Но твой уход-... Сквозь дверь, откуда ты не
вернёшься, к нам прорвался и исчез
действительности веер-луч: синь - сини,
свет – солнца, зелень – зелени, лес – лес.

Опять – лишь сцена. Роли, память клича,
читаем в зал, вставляем между фраз
жест; но твоё далекое наличье,
изъятое из нашей пьесы, нас

как знаньем той действительности разом
зальёт порой, накроет, словно лава,
и час-другой мы жизнь свою с экстазом
играем, не печась о криках браво!

Владимир Авербух:

    - Первичным является звук, когда он выбирает слова, чтобы сказать что-то, что стоит у него за всем этим, он выбирает из множества слов те, которые рифмуются внутри стиха, необязательно с наружными рифмами, и делает это очень часто в ущерб прямому, непосредственному смыслу, рассчитывая, что читатель разберется, домыслит, поймет. Но я начал переводить Рильке вовсе не с целью изобрести что-то новое. Я стремился совершенно к абсолютной точности. То есть там, где у Рильке есть рифма конца данной строки с началом предыдущей, у меня она тоже есть. Где у Рильке есть рифма внутренних слов во второй и четвертой строчках, у меня это тоже есть. Есть мой перевод знаменитой «Пантеры» Рильке – один из 39 или 40. Но должен заметить, что я единственный из всех перевожу пантеру как леопарда, поскольку у Рильке там стоит мужской род – Der Panter.

ЛЕОПАРД

Он так от них устал: рябою мутью
забил глаза, мелькая, прутьев лес.
Как будто стали мира сутью прутья,
их тысячи, а мир вокруг исчез.

Крутящийся по крохотному кругу
упругий шаг певуче мощных лап –
как ритуальный танец от недуга
вокруг дождя, который вдруг ослаб.

Лишь изредка беззвучно дрогнет штора
зрачка - . И образ мышью внутрь юркнет,
в затишье грозном крови без затора
пройдет до сердца и умрет.

    - Мне очень нравятся некоторые отдельные переводы. Но, в целом, особенно у тех переводчиков, которые публиковали сплошные сборники переводов, - Рильке нет. Потому что у Рильке важен звук и смысл. Звук в большинстве случаев обеднен чрезвычайно. Все внутренние звуковые приемы, которых у Рильке необычайно много – повтор согласных, повтор гласных – длинные цепочки одинаковых ударных и безударных гласных – все это у них выпало, а что касается смысла, идет тривиализация текста – полное обеднение смысла.
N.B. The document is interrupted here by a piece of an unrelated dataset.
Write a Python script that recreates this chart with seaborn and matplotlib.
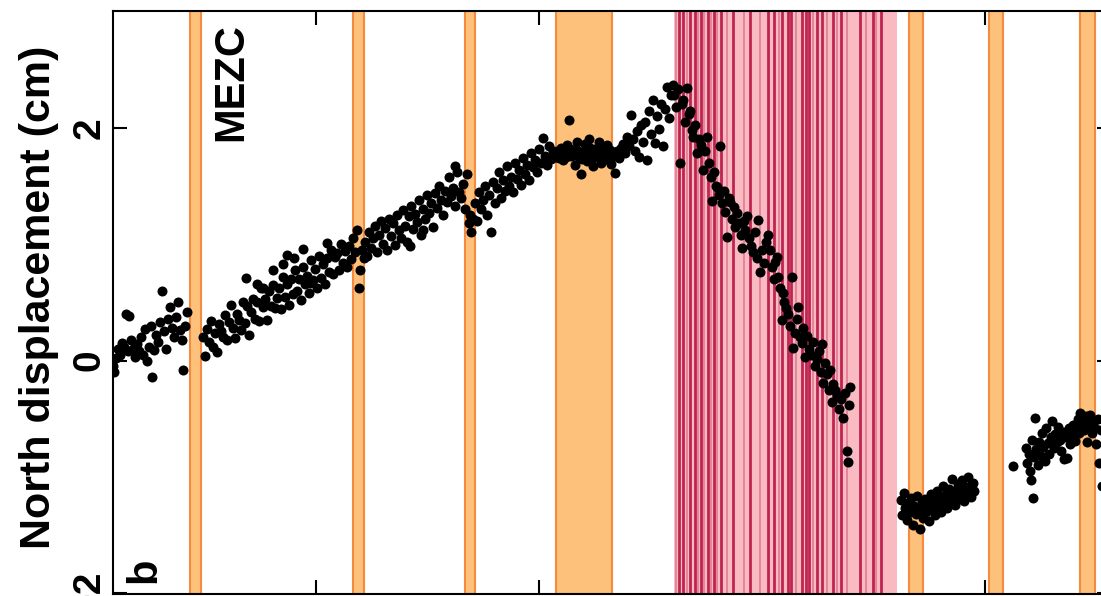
import pandas as pd
import seaborn as sns
import matplotlib.pyplot as plt

# GPS station MEZC, north component (cm) against day of record
seg_a = [(0, -0.05), (1, -0.10), (3, 0.02), (5, 0.10), (7, 0.05), (9, 0.15), (11, 0.12), (13, 0.40),
         (15, 0.08), (16, 0.38), (18, 0.18), (20, 0.10), (22, 0.03), (24, 0.14), (26, 0.08), (28, 0.20),
         (30, 0.05), (32, 0.27), (34, 0.00), (36, 0.12), (38, 0.30), (39, -0.14), (41, 0.09), (43, 0.22),
         (45, 0.16), (47, 0.33), (49, 0.60), (51, 0.25), (53, 0.10), (55, 0.36), (57, 0.46), (59, 0.28),
         (61, 0.20), (63, 0.37), (65, 0.50), (67, 0.26), (69, 0.18), (70, -0.08), (72, 0.30), (74, 0.42)]

seg_b = [(90, 0.20), (92, 0.04), (94, 0.27), (96, 0.16), (98, 0.34), (100, 0.12), (102, 0.24), (104, 0.07),
         (106, 0.31), (108, 0.25), (110, 0.20), (112, 0.39), (114, 0.18), (116, 0.33), (118, 0.48), (120, 0.28),
         (122, 0.19), (124, 0.40), (126, 0.35), (128, 0.26), (130, 0.50), (132, 0.32), (134, 0.47), (136, 0.22),
         (138, 0.42), (140, 0.53), (142, 0.36), (144, 0.50), (146, 0.34), (148, 0.62), (150, 0.46), (152, 0.53),
         (154, 0.35), (156, 0.60), (158, 0.47), (160, 0.65), (162, 0.45), (164, 0.54), (166, 0.62), (168, 0.44),
         (170, 0.72), (172, 0.55), (174, 0.66), (176, 0.48), (178, 0.70), (180, 0.57), (182, 0.78), (184, 0.60),
         (186, 0.70), (188, 0.52), (190, 0.80), (192, 0.66), (194, 0.73), (196, 0.58), (198, 0.86), (200, 0.69),
         (202, 0.79), (204, 0.62), (206, 0.90), (208, 0.71), (210, 0.83), (212, 0.66), (214, 0.88), (216, 0.76),
         (218, 0.95), (220, 0.74), (222, 0.89), (224, 0.92), (226, 0.78), (228, 1.00), (230, 0.84), (232, 0.94),
         (234, 0.80), (236, 0.98), (238, 0.87), (240, 1.05), (242, 0.93), (244, 1.12), (246, 0.62), (247, 0.78),
         (249, 0.95), (251, 0.88), (133, 0.71), (150, 0.62), (174, 0.91), (181, 0.88), (190, 0.96), (197, 0.67),
         (214, 1.01), (160, 0.78), (144, 0.66), (170, 0.83)]

seg_c = [(252, 1.02), (254, 0.90), (256, 1.10), (258, 0.97), (260, 1.05), (262, 1.16), (264, 0.93), (266, 1.08),
         (268, 1.20), (270, 1.00), (272, 1.14), (274, 0.95), (276, 1.22), (278, 1.07), (280, 1.18), (282, 0.99),
         (284, 1.25), (286, 1.12), (288, 1.05), (290, 1.29), (292, 1.16), (294, 1.02), (296, 1.24), (298, 1.33),
         (300, 1.13), (302, 1.26), (304, 1.19), (306, 1.38), (308, 1.08), (310, 1.30), (312, 1.22), (314, 1.42),
         (316, 1.27), (318, 1.35), (320, 1.15), (322, 1.44), (324, 1.31), (326, 1.50), (328, 1.38), (330, 1.25),
         (332, 1.46), (334, 1.36), (336, 1.58), (338, 1.41), (340, 1.48), (342, 1.33), (344, 1.62), (346, 1.45),
         (348, 1.40), (350, 1.52), (352, 1.30), (354, 1.60), (356, 1.18), (357, 1.25), (358, 1.10), (360, 1.22),
         (362, 1.35), (364, 1.20), (366, 1.45), (368, 1.30), (370, 1.38), (372, 1.50), (374, 1.25), (376, 1.42),
         (378, 1.10), (380, 1.53), (382, 1.35), (384, 1.48), (386, 1.62), (388, 1.40), (390, 1.55), (392, 1.46),
         (394, 1.67), (396, 1.50), (398, 1.58), (400, 1.45), (402, 1.70), (404, 1.56), (406, 1.64), (408, 1.51),
         (410, 1.74), (412, 1.60), (414, 1.68), (416, 1.55), (418, 1.78), (420, 1.66), (422, 1.72), (424, 1.62),
         (426, 1.82), (428, 1.70), (430, 1.91), (432, 1.76), (434, 1.68), (436, 1.84), (438, 1.73), (440, 1.80),
         (442, 1.75), (297, 0.98), (310, 1.12), (342, 1.67)]

seg_d = [(444, 1.80), (446, 1.74), (448, 1.83), (450, 1.72), (452, 1.78), (454, 1.85), (456, 2.07), (458, 1.76),
         (460, 1.81), (462, 1.68), (464, 1.88), (466, 1.75), (468, 1.60), (470, 1.79), (472, 1.86), (474, 1.71),
         (476, 1.90), (478, 1.77), (480, 1.67), (482, 1.82), (484, 1.76), (486, 1.88), (488, 1.70), (490, 1.80),
         (492, 1.73), (494, 1.85), (496, 1.78), (498, 1.69), (445, 1.77), (449, 1.79), (453, 1.75), (457, 1.82),
         (461, 1.77), (465, 1.80), (469, 1.73), (473, 1.78), (477, 1.83), (481, 1.75), (485, 1.79), (489, 1.84),
         (493, 1.76), (497, 1.81)]

seg_e = [(500, 1.76), (502, 1.61), (504, 1.80), (506, 1.74), (508, 1.83), (510, 1.86), (512, 1.78), (514, 1.92),
         (516, 1.84), (518, 2.11), (520, 1.90), (522, 1.80), (524, 1.97), (526, 1.75), (528, 2.02), (530, 1.88),
         (532, 2.05), (534, 1.72), (536, 2.14), (538, 1.95), (540, 2.24), (542, 1.87), (544, 2.10), (546, 1.99),
         (548, 2.20), (550, 1.84), (552, 2.16), (554, 2.35), (556, 2.08), (558, 2.28), (560, 2.37)]

seg_f = [(561, 2.28), (563, 2.18), (565, 2.33), (567, 1.70), (569, 2.20), (570, 2.24), (572, 2.05), (574, 2.34),
         (576, 2.12), (577, 2.14), (579, 1.98), (580, 1.92), (582, 2.02), (584, 1.78), (586, 1.90), (588, 1.85),
         (590, 1.64), (592, 1.80), (594, 1.92), (596, 1.70), (598, 1.58), (599, 1.37), (601, 1.62), (603, 1.50),
         (604, 1.49), (606, 1.42), (607, 1.84), (609, 1.35), (611, 1.46), (612, 1.28), (614, 1.06), (616, 1.40),
         (617, 1.36), (619, 1.22), (621, 1.32), (622, 1.15), (624, 1.27), (626, 1.18), (628, 1.08), (629, 0.97),
         (631, 1.20), (632, 1.12), (634, 1.24), (636, 1.05), (638, 0.98), (640, 0.93), (642, 1.10), (644, 0.88),
         (645, 1.21), (647, 0.76), (649, 0.95), (651, 0.84), (653, 1.02), (655, 1.08), (657, 0.95), (659, 0.80),
         (661, 0.70), (662, 0.85), (664, 0.89), (665, 0.72), (667, 0.62), (669, 0.35), (670, 0.58), (671, 0.50),
         (673, 0.45), (675, 0.40), (677, 0.30), (679, 0.72), (680, 0.11), (682, 0.24), (684, 0.36), (685, 0.46),
         (687, 0.20), (689, 0.15), (690, 0.28), (692, 0.03), (694, 0.21), (696, 0.10), (698, 0.05), (700, 0.16),
         (702, -0.05), (704, 0.01), (706, 0.08), (708, -0.10), (709, 0.14), (710, -0.19), (712, -0.02), (714, -0.12),
         (716, -0.25), (717, -0.08), (719, -0.36), (720, -0.20), (722, -0.25), (724, -0.30), (726, -0.42), (728, -0.33),
         (730, -0.49), (732, -0.28), (734, -0.78), (735, -0.87), (736, -0.38), (737, -0.23)]

seg_g = [(788, -1.20), (789, -1.33), (791, -1.14), (792, -1.27), (794, -1.37), (795, -1.22), (797, -1.30), (798, -1.18),
         (800, -1.41), (801, -1.25), (803, -1.32), (804, -1.16), (806, -1.28), (807, -1.45), (809, -1.22), (810, -1.35),
         (812, -1.19), (813, -1.30), (815, -1.24), (816, -1.38), (818, -1.15), (819, -1.27), (821, -1.21), (822, -1.33),
         (824, -1.12), (825, -1.25), (827, -1.18), (828, -1.30), (830, -1.08), (831, -1.22), (833, -1.15), (834, -1.27),
         (836, -1.10), (837, -1.20), (839, -1.02), (840, -1.17), (842, -1.24), (843, -1.11), (845, -1.06), (846, -1.19),
         (848, -1.14), (849, -1.03), (851, -1.21), (852, -1.09), (854, -1.13), (855, -1.00), (857, -1.08), (858, -1.17),
         (860, -1.05), (861, -1.12)]

seg_h = [(900, -0.91), (913, -0.75), (914, -0.88), (916, -0.80), (917, -0.95), (918, -1.03), (919, -0.68), (920, -1.18),
         (921, -0.83), (922, -0.49), (923, -0.76), (925, -0.90), (926, -0.70), (928, -0.82), (929, -0.62), (930, -0.74),
         (932, -0.86), (933, -0.58), (935, -0.71), (936, -0.80), (938, -0.66), (939, -0.52), (941, -0.75), (942, -0.63),
         (944, -0.70), (945, -0.57), (947, -0.68), (948, -0.78), (950, -0.61), (951, -0.85), (953, -0.66), (954, -0.84),
         (956, -0.58), (957, -0.72), (959, -0.64), (960, -0.55), (962, -0.69), (963, -0.60), (965, -0.50), (966, -0.62),
         (967, -0.45), (968, -0.56), (970, -0.52), (971, -0.60), (973, -0.48), (974, -0.70), (976, -0.55), (977, -0.47),
         (979, -0.62), (980, -0.52), (982, -0.58), (983, -0.72), (985, -0.50), (986, -0.88), (988, -0.60), (989, -1.08)]

# slow slip / tremor periods (start day, end day)
orange_periods = [(77, 88), (240, 251), (352, 362), (443, 499), (796, 810), (876, 890), (967, 982)]
swarm_period = (561, 784)
swarm_strong = [566, 570, 577, 582, 588, 595, 601, 608, 620, 637, 655, 661, 669, 675, 678,
                689, 693, 696, 704, 709, 720, 728, 747, 760, 768]
swarm_faint = [563, 574, 585, 591, 598, 604, 614, 631, 647, 666, 683, 700, 714, 724, 734, 753, 763]

sns.set_style('ticks')
plt.rcParams['font.family'] = ['Liberation Sans', 'DejaVu Sans']
plt.rcParams['text.color'] = 'black'
plt.rcParams['axes.labelcolor'] = 'black'
plt.rcParams['ytick.color'] = 'black'
plt.rcParams['xtick.color'] = 'black'

df = pd.DataFrame(seg_a + seg_b + seg_c + seg_d + seg_e + seg_f + seg_g + seg_h, columns=['day', 'north'])

fig = plt.figure(figsize=(11.01, 5.96), dpi=100)
ax = fig.add_axes([113 / 1101, 2 / 596, 998 / 1101, 583 / 596])

for a, b in orange_periods:
    ax.axvspan(a, b, facecolor='#FDC17C', edgecolor='#F58B3C', lw=1.5, zorder=1)
ax.axvspan(*swarm_period, facecolor='#F9BBC1', edgecolor='none', zorder=1)
for d in swarm_faint:
    ax.axvline(d, color='#D45B78', lw=1.3, alpha=0.6, zorder=1.5)
for d in swarm_strong:
    ax.axvline(d, color='#BE2450', lw=2.0, zorder=1.6)

sns.scatterplot(data=df, x='day', y='north', color='black', s=52, linewidth=0,
                ax=ax, zorder=3, legend=False)

ax.set_xlim(0, 998)
ax.set_ylim(-2.006, 3.003)
ax.set_xticks([203, 426, 649, 872])
ax.set_xticklabels([])
ax.set_yticks([-2, 0, 2])
ax.set_yticklabels(['\u22122', '0', '2'], rotation=90, va='center', fontsize=28, fontweight='bold')
ax.tick_params(direction='in', length=10, width=1.5, top=True, right=True, pad=4, colors='black')
ax.set_xlabel('')
ax.set_ylabel('North displacement (cm)', fontsize=31, fontweight='bold', color='black')
ax.yaxis.set_label_coords(-0.054, 0.509)
for sp in ax.spines.values():
    sp.set_linewidth(1.5)
    sp.set_color('black')
    sp.set_zorder(4)

ax.text(0.1182, 0.8774, 'MEZC', transform=ax.transAxes, rotation=90, ha='center', va='center',
        fontsize=30, fontweight='bold', color='black')
ax.text(0.0311, 0.041, 'b', transform=ax.transAxes, rotation=90, ha='center', va='center',
        fontsize=30, fontweight='bold', color='black')

fig.savefig('out.png', dpi=100)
    Когда у меня есть свободное время, я учу наизусть очередное стихотворение. Когда стихотворение уже в голове, нужно некоторое время походить с ним и помедитировать. Смысл обычно сразу не открывается, но потом наступает момент, когда он ясен. Тогда можно начинать переводить. Перевожу обычно в лесу, это суббота или воскресенье, целый день в лесу, целый день размышления над этим. Начинаю всегда, этот метод уже опробованный с конца, с последней строки и иду к началу. После этого происходит нечто вроде молнии. Как известно молния вначале поднимается с земли в небо, создавая трассёр, а потом, по этому трассёру уже обрушивается основной разряд вниз, на землю. После этого начинается доработка, которая иногда бывает месяц.

ПОЭТ

Улетаешь, час. Грудь мою ты
люто ранишь махом крыла.
Один: ну что я и как спою-то?
на что мне свет? На что мне мгла?

Возлюбленной нет, дома нет у меня,
места нет на земле – кочую.
Вещи, которым себя даю я,
богатеют. И таю я.

    - Удивительно то, что работа по переводу сродни математической, потому что у Рильке своеобразный способ мышления – он не только чувствует, но и мыслит, причем мыслит всегда очень точно и логические схемы выстраивает совершенно безупречно. Но, в своих логических построениях он пропускает очевидные для него места, и читателю приходится их восстанавливать. Это восстановление далеко не тривиально. Когда открываешь смысл его мысли, тогда окрашивается заново и звук – совершенно, феноменально красивый у Рильке. Ну, как сказал один математик - Лоэв: «Математика – это одна из разновидностей поэзии».

К сожалению, переводы Владимира Авербуха – несмотря на самые положительные отклики специалистов - пока публиковались лишь в периодических изданиях и в небольших брошюрах - за счёт автора. Будем надеяться, что ситуация изменится в ближайшее время. Это заслуживают и Владимир Авербух – и Райнер Мария Рильке.